Hay-on-Wye, a pretty little town on the banks of the River Wye, just inside the Welsh border, has developed a reputation disproportionate to its size. First came the explosion in secondhand bookshops, a charge led by the charismatic and forthright local maverick Richard Booth. Booth opened his eponymous bookshop in the 1960s, stocking it with cast-off libraries from various national institutions and country houses. He went on to proclaim himself the King of Hay, among other elaborate publicity stunts, while campaigning for an international network of book towns to support failing rural economies.

With Hay becoming the world's secondhand book capital, a festival of literature and culture was established in 1988, growing in stature each year to take in all aspects of the creative arts. Today the Hay Festival is a major attraction in its own right, famously endorsed by former US president Bill Clinton, a high-profile guest in 2001, as 'the Woodstock of the mind'.
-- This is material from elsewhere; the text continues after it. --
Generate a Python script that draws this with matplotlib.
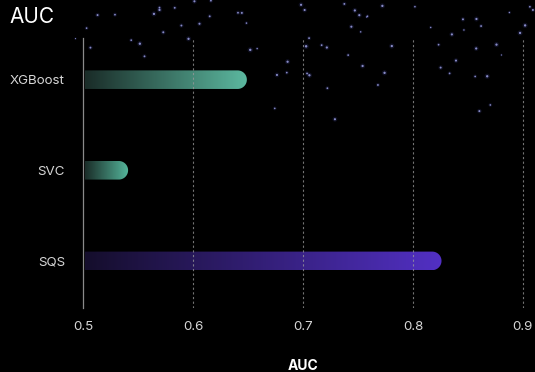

But Hay is not all about book browsing and celebrity spotting – it also makes an excellent base for active pursuits, with the Black Mountains, River Wye and Offa's Dyke Path all within easy access of the town's superb facilities.

The small town centre is made up of narrow sloping lanes, peppered by interesting shops and peopled by the differing types that such individuality and so many books tend to attract. Even outside of festival time, it has a vaguely alternative ambience.

Hay has had a tempestuous history, due to its borderlands position. In fact, at the time of the Norman Conquest it was administered separately as English Hay (the town proper) and Welsh Hay (the countryside to the south and west).

Around 1200 William de Braose II, one of the Norman barons (marcher lords), built a castle here on the site of an earlier one (Richard Booth became king of this castle, buying the dilapidated remains in 1961). For the next three-and-a-half centuries Hay changed hands many times. Following the Tudor Acts of Union it settled down as a market town, and by the 18th century it had become a centre of the flannel trade.